_Exercise aim_
Using the listing below, please print exactly the lines from the one with "Write a Python script that recreates this chart with Plotly." through the one with "0.611, 0.621, 0.631]". Leave out every picture.

-------- Rows --------

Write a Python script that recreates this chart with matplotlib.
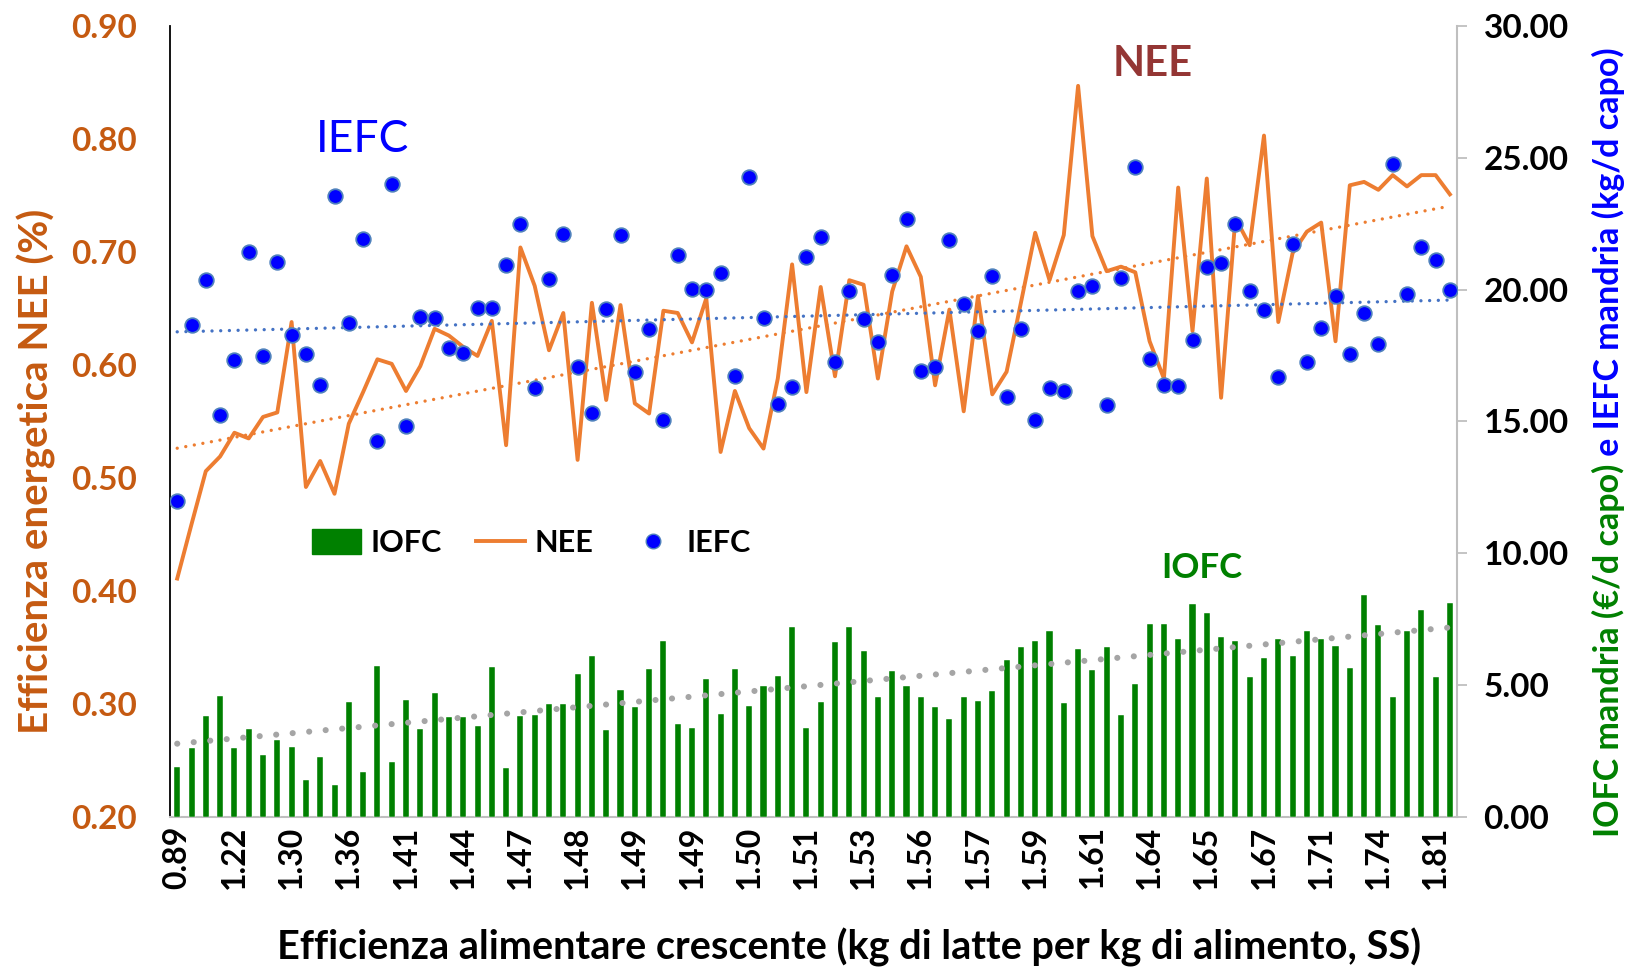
import numpy as np
import matplotlib
matplotlib.use('Agg')
import matplotlib.pyplot as plt
from matplotlib.lines import Line2D
from matplotlib.patches import Patch

plt.rcParams['font.family'] = ['Lato', 'DejaVu Sans']

# x tick labels (one every 4 categories)
tick_labels = ['0.89', '1.22', '1.30', '1.36', '1.41', '1.44', '1.47', '1.48',
               '1.49', '1.49', '1.50', '1.51', '1.53', '1.56', '1.57', '1.59',
               '1.61', '1.64', '1.65', '1.67', '1.71', '1.74', '1.81']

# IOFC mandria (EUR/d capo) - bars, right axis
iofc = [1.90, 2.60, 3.83, 4.59, 2.63, 3.32, 2.35, 2.93, 2.64, 1.39,
        2.29, 1.21, 4.35, 1.69, 5.71, 2.10, 4.42, 3.32, 4.72, 3.79,
        3.79, 3.44, 5.70, 1.86, 3.82, 3.88, 4.27, 4.27, 5.44, 6.09,
        3.29, 4.80, 4.18, 5.61, 6.66, 3.53, 3.36, 5.22, 3.89, 5.63,
        4.21, 4.98, 5.35, 7.21, 3.38, 4.36, 6.65, 7.21, 6.28, 4.54,
        5.54, 4.98, 4.56, 4.17, 3.70, 4.54, 4.41, 4.79, 5.97, 6.45,
        6.66, 7.04, 4.34, 6.36, 5.56, 6.45, 3.88, 5.03, 7.32, 7.32,
        6.76, 8.07, 7.75, 6.83, 6.69, 5.32, 6.02, 6.74, 6.12, 7.04,
        6.74, 6.47, 5.66, 8.41, 7.27, 4.55, 7.05, 7.84, 5.31, 8.10]

# NEE - line, left axis
nee = [0.411, 0.459, 0.506, 0.519, 0.540, 0.535, 0.554, 0.558, 0.638, 0.492,
       0.515, 0.486, 0.548, 0.576, 0.605, 0.601, 0.577, 0.599, 0.632, 0.626,
       0.616, 0.608, 0.639, 0.529, 0.704, 0.670, 0.613, 0.646, 0.516, 0.655,
       0.569, 0.653, 0.566, 0.557, 0.648, 0.646, 0.620, 0.659, 0.523, 0.577,
       0.544, 0.526, 0.588, 0.689, 0.576, 0.669, 0.590, 0.675, 0.671, 0.588,
       0.665, 0.705, 0.678, 0.582, 0.649, 0.559, 0.661, 0.574, 0.594, 0.655,
       0.717, 0.675, 0.715, 0.847, 0.714, 0.683, 0.687, 0.682, 0.621, 0.588,
       0.757, 0.630, 0.765, 0.571, 0.730, 0.706, 0.803, 0.638, 0.699, 0.718,
       0.726, 0.621, 0.759, 0.762, 0.755, 0.768, 0.758, 0.768, 0.768, 0.751]

# IEFC mandria (kg/d capo) - dots, right axis
iefc = [11.99, 18.67, 20.36, 15.23, 17.32, 21.42, 17.47, 21.04, 18.27, 17.54,
        16.38, 23.54, 18.73, 21.93, 14.25, 24.02, 14.81, 18.97, 18.91, 17.80,
        17.60, 19.29, 19.29, 20.93, 22.49, 16.27, 20.40, 22.10, 17.05, 15.31,
        19.27, 22.09, 16.88, 18.49, 15.07, 21.30, 20.04, 20.00, 20.64, 16.71,
        24.26, 18.93, 15.65, 16.31, 21.24, 21.99, 17.27, 19.93, 18.87, 18.03,
        20.57, 22.69, 16.90, 17.05, 21.89, 19.47, 18.44, 20.53, 15.94, 18.49,
        15.04, 16.27, 16.17, 19.93, 20.13, 15.63, 20.46, 24.66, 17.36, 16.38,
        16.34, 18.10, 20.84, 21.00, 22.49, 19.93, 19.24, 16.67, 21.73, 17.27,
        18.56, 19.76, 17.54, 19.13, 17.94, 24.75, 19.83, 21.60, 21.13, 20.00]

GREEN = '#008000'
ORANGE = '#ED7D31'
DARK_OR = '#C55A11'
BLUE = '#0000FF'
GRAY = '#BFBFBF'

x = np.arange(len(iofc))

fig = plt.figure(figsize=(16.32, 9.69), dpi=100)
ax = fig.add_axes([0.1042, 0.1569, 0.7886, 0.8163])
ax2 = ax.twinx()

# --- left axis: NEE line + trend ---
ax.plot(x, nee, color=ORANGE, lw=2.8, zorder=3)
c = np.polyfit(x, nee, 1)
ax.plot(x, np.polyval(c, x), color=ORANGE, lw=2.4,
        linestyle=(0, (0.01, 2.6)), dash_capstyle='round', zorder=2)
ax.set_ylim(0.2, 0.9)
ax.set_yticks(np.arange(0.2, 0.91, 0.1))
ax.set_yticklabels([f'{v:.2f}' for v in np.arange(0.2, 0.91, 0.1)])
ax.tick_params(axis='y', length=0, pad=24, labelsize=24, labelcolor=DARK_OR)
for t in ax.get_yticklabels():
    t.set_fontweight('bold')

ax.set_xlim(-0.5, len(x) - 0.5)
ax.set_xticks(x[::4])
ax.set_xticklabels(tick_labels, rotation=90, fontsize=23, fontweight='bold')
ax.tick_params(axis='x', length=0, pad=6)

ax.spines['top'].set_visible(False)
ax.spines['right'].set_visible(False)
ax.spines['left'].set_color('black')
ax.spines['left'].set_linewidth(1.3)
ax.spines['bottom'].set_color(GRAY)
ax.spines['bottom'].set_linewidth(1.5)

# --- right axis: IOFC bars + IEFC dots + trends ---
ax2.bar(x, iofc, width=0.42, color=GREEN, edgecolor='white', linewidth=0.3, zorder=2)
c = np.polyfit(x, iofc, 1)
ax2.plot(x, np.polyval(c, x), color='#A5A5A5', lw=4.4,
         linestyle=(0, (0.01, 2.7)), dash_capstyle='round', zorder=3)
c = np.polyfit(x, iefc, 1)
ax2.plot(x, np.polyval(c, x), color='#4472C4', lw=2.4,
         linestyle=(0, (0.01, 2.6)), dash_capstyle='round', zorder=3)
ax2.plot(x, iefc, linestyle='none', marker='o', ms=10.5, mfc=BLUE,
         mec='#4F81BD', mew=1.3, zorder=4)
ax2.set_ylim(0, 30)
ax2.set_yticks(np.arange(0, 31, 5))
ax2.set_yticklabels([f'{v:.2f}' for v in np.arange(0, 31, 5)])
ax2.tick_params(axis='y', length=7, width=1.3, color=GRAY, pad=12, labelsize=24)
for t in ax2.get_yticklabels():
    t.set_fontweight('bold')
for s in ['top', 'left', 'bottom']:
    ax2.spines[s].set_visible(False)
ax2.spines['right'].set_color(GRAY)
ax2.spines['right'].set_linewidth(1.5)

# annotations
fig.text(363 / 1632, 1 - 140 / 969, 'IEFC', color=BLUE, fontsize=32,
         ha='center', va='center')
fig.text(1153 / 1632, 1 - 64 / 969, 'NEE', color='#943634', fontsize=30,
         fontweight='bold', ha='center', va='center')
fig.text(1202 / 1632, 1 - 568 / 969, 'IOFC', color=GREEN, fontsize=25,
         fontweight='bold', ha='center', va='center')

# legend
handles = [Patch(facecolor=GREEN, edgecolor=GREEN),
           Line2D([], [], color=ORANGE, lw=2.8),
           Line2D([], [], linestyle='none', marker='o', ms=10.5, mfc=BLUE, mec='#4F81BD')]
leg = ax2.legend(handles, ['IOFC', 'NEE', 'IEFC'], ncol=3, frameon=False,
                 loc='center left', bbox_to_anchor=(312 / 1632, 1 - 543 / 969),
                 bbox_transform=fig.transFigure, fontsize=22, handlelength=1.6,
                 handleheight=0.9, handletextpad=0.3, columnspacing=1.15,
                 borderaxespad=0, borderpad=0)
for t in leg.get_texts():
    t.set_fontweight('bold')

# axis titles
fig.text(849 / 1632, 1 - 947 / 969,
         'Efficienza alimentare crescente (kg di latte per kg di alimento, SS)',
         fontsize=28.5, fontweight='bold', ha='center', va='center')
fig.text(36 / 1632, 1 - 471 / 969, 'Efficienza energetica NEE (%)', color=DARK_OR,
         fontsize=29, fontweight='bold', rotation=90, ha='center', va='center')

t1 = fig.text(1608 / 1632, 1 - 837 / 969, 'IOFC mandria (€/d capo)', color=GREEN,
              fontsize=24.5, fontweight='bold', rotation=90, ha='center', va='bottom')
fig.canvas.draw()
bb = t1.get_window_extent().transformed(fig.transFigure.inverted())
fig.text(1608 / 1632, bb.y1, ' e IEFC mandria (kg/d capo)', color=BLUE,
         fontsize=24.5, fontweight='bold', rotation=90, ha='center', va='bottom')

fig.savefig('out.png', dpi=100)
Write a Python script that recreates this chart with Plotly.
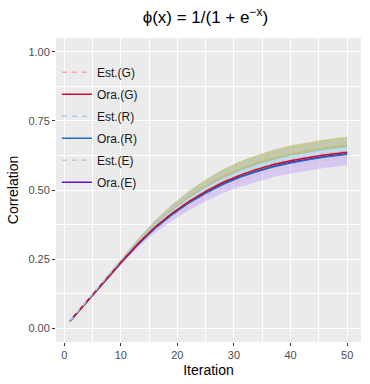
import plotly.graph_objects as go

# iterations sampled along the curves
iters = [1, 3, 5, 7, 10, 13, 16, 19, 22, 25, 28, 31, 34, 37, 40, 43, 46, 50]

# oracle correlations
ora_g = [0.025, 0.073, 0.121, 0.168, 0.238, 0.305, 0.365, 0.415, 0.458, 0.495, 0.527, 0.553, 0.574, 0.592, 0.606, 0.617, 0.627, 0.637]
ora_r = [0.025, 0.072, 0.120, 0.167, 0.236, 0.302, 0.361, 0.410, 0.453, 0.489, 0.520, 0.546, 0.567, 0.584, 0.598, 0.609, 0.619, 0.629]
ora_e = [0.025, 0.073, 0.120, 0.167, 0.237, 0.303, 0.362, 0.412, 0.454, 0.490, 0.522, 0.548, 0.568, 0.586, 0.600, 0.611, 0.621, 0.631]

# estimated correlations
est_g = [0.025, 0.073, 0.121, 0.168, 0.238, 0.305, 0.366, 0.417, 0.460, 0.497, 0.530, 0.556, 0.577, 0.595, 0.609, 0.620, 0.630, 0.640]
est_r = [0.026, 0.075, 0.124, 0.173, 0.246, 0.318, 0.383, 0.438, 0.485, 0.526, 0.561, 0.589, 0.611, 0.630, 0.645, 0.657, 0.667, 0.677]
est_e = [0.024, 0.072, 0.119, 0.166, 0.235, 0.299, 0.356, 0.404, 0.444, 0.480, 0.510, 0.535, 0.555, 0.573, 0.586, 0.597, 0.607, 0.617]

# uncertainty bands (lower / upper)
band1_lo = [0.026, 0.074, 0.123, 0.171, 0.242, 0.311, 0.373, 0.425, 0.470, 0.509, 0.542, 0.569, 0.591, 0.609, 0.624, 0.635, 0.645, 0.655]
band1_hi = [0.028, 0.077, 0.127, 0.176, 0.250, 0.323, 0.390, 0.447, 0.496, 0.538, 0.574, 0.603, 0.626, 0.646, 0.661, 0.672, 0.683, 0.693]
band2_lo = [0.024, 0.072, 0.120, 0.166, 0.235, 0.301, 0.360, 0.408, 0.450, 0.486, 0.517, 0.542, 0.563, 0.580, 0.594, 0.605, 0.615, 0.625]
band2_hi = [0.026, 0.075, 0.124, 0.172, 0.244, 0.314, 0.378, 0.431, 0.477, 0.517, 0.551, 0.578, 0.600, 0.619, 0.633, 0.645, 0.655, 0.665]
band3_lo = [0.023, 0.069, 0.116, 0.161, 0.228, 0.290, 0.344, 0.388, 0.426, 0.459, 0.488, 0.511, 0.530, 0.547, 0.560, 0.571, 0.580, 0.590]
band3_hi = [0.025, 0.073, 0.121, 0.168, 0.239, 0.306, 0.366, 0.417, 0.460, 0.497, 0.530, 0.556, 0.577, 0.595, 0.609, 0.620, 0.630, 0.640]

x_ticks = [0, 10, 20, 30, 40, 50]
x_labels = ["0", "10", "20", "30", "40", "50"]
y_ticks = [0, 0.25, 0.5, 0.75, 1.0]
y_labels = ["0.00", "0.25", "0.50", "0.75", "1.00"]

fig = go.Figure()

bands = [
    (band3_lo, band3_hi, "rgba(175,130,255,0.33)"),
    (band2_lo, band2_hi, "rgba(130,200,240,0.45)"),
    (band1_lo, band1_hi, "rgba(170,165,75,0.5)"),
]
for lo, hi, col in bands:
    fig.add_trace(go.Scatter(x=iters, y=lo, mode="lines", line=dict(width=0),
                             showlegend=False, hoverinfo="skip"))
    fig.add_trace(go.Scatter(x=iters, y=hi, mode="lines", line=dict(width=0),
                             fill="tonexty", fillcolor=col,
                             showlegend=False, hoverinfo="skip"))

series = [
    ("Est.(G)", est_g, "#F4A6A6", "5px,5px"),
    ("Ora.(G)", ora_g, "#C8102E", "solid"),
    ("Est.(R)", est_r, "#A6CEE3", "5px,5px"),
    ("Ora.(R)", ora_r, "#1F6FB8", "solid"),
    ("Est.(E)", est_e, "#D8BFDD", "5px,5px"),
    ("Ora.(E)", ora_e, "#6A10C8", "solid"),
]
draw_order = [4, 0, 5, 3, 1, 2]
for i in draw_order:
    name, vals, col, dash = series[i]
    fig.add_trace(go.Scatter(
        x=iters, y=vals, mode="lines", name=name,
        line=dict(color=col, width=1.5, dash=dash),
        legendgroup=name, legendrank=i + 1,
    ))

fig.update_layout(
    width=370, height=384,
    margin=dict(l=56, r=9, t=38, b=42),
    paper_bgcolor="white",
    plot_bgcolor="#EBEBEB",
    font=dict(family="Liberation Sans, Arial", size=11, color="#4D4D4D"),
    title=dict(text="ϕ(x) = 1/(1 + e<sup>−x</sup>)", x=0.555, xanchor="center",
               y=0.955, yanchor="middle",
               font=dict(size=17, color="black")),
    showlegend=True,
    legend=dict(x=0.003, y=0.935, xanchor="left", yanchor="top",
                bgcolor="rgba(0,0,0,0)", traceorder="grouped",
                tracegroupgap=3, itemwidth=30,
                font=dict(size=12, color="#1A1A1A")),
)

fig.update_xaxes(
    range=[-1.45, 52.45], tickmode="array", tickvals=x_ticks, ticktext=x_labels,
    showgrid=True, gridcolor="white",
    gridwidth=1.1, zeroline=False, ticks="outside", ticklen=3, tickcolor="#333333",
    tickfont=dict(size=11, color="#4D4D4D"),
    minor=dict(dtick=5, tick0=5, showgrid=True, gridcolor="white", gridwidth=0.5),
    title=dict(text="Iteration", font=dict(size=14, color="black"), standoff=4),
)
fig.update_yaxes(
    range=[-0.05, 1.05], tickmode="array", tickvals=y_ticks, ticktext=y_labels,
    showgrid=True,
    gridcolor="white", gridwidth=1.1, zeroline=False, ticks="outside", ticklen=3,
    tickcolor="#333333", tickfont=dict(size=11, color="#4D4D4D"),
    minor=dict(dtick=0.25, tick0=0.125, showgrid=True, gridcolor="white", gridwidth=0.5),
    title=dict(text="Correlation", font=dict(size=14, color="black"), standoff=6),
)

fig.write_html("out.html", config={"displayModeBar": False},
               post_script="document.body.style.margin='0';")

--------

_Solution to the exercise_
Write a Python script that recreates this chart with Plotly.
import plotly.graph_objects as go

# iterations sampled along the curves
iters = [1, 3, 5, 7, 10, 13, 16, 19, 22, 25, 28, 31, 34, 37, 40, 43, 46, 50]

# oracle correlations
ora_g = [0.025, 0.073, 0.121, 0.168, 0.238, 0.305, 0.365, 0.415, 0.458, 0.495, 0.527, 0.553, 0.574, 0.592, 0.606, 0.617, 0.627, 0.637]
ora_r = [0.025, 0.072, 0.120, 0.167, 0.236, 0.302, 0.361, 0.410, 0.453, 0.489, 0.520, 0.546, 0.567, 0.584, 0.598, 0.609, 0.619, 0.629]
ora_e = [0.025, 0.073, 0.120, 0.167, 0.237, 0.303, 0.362, 0.412, 0.454, 0.490, 0.522, 0.548, 0.568, 0.586, 0.600, 0.611, 0.621, 0.631]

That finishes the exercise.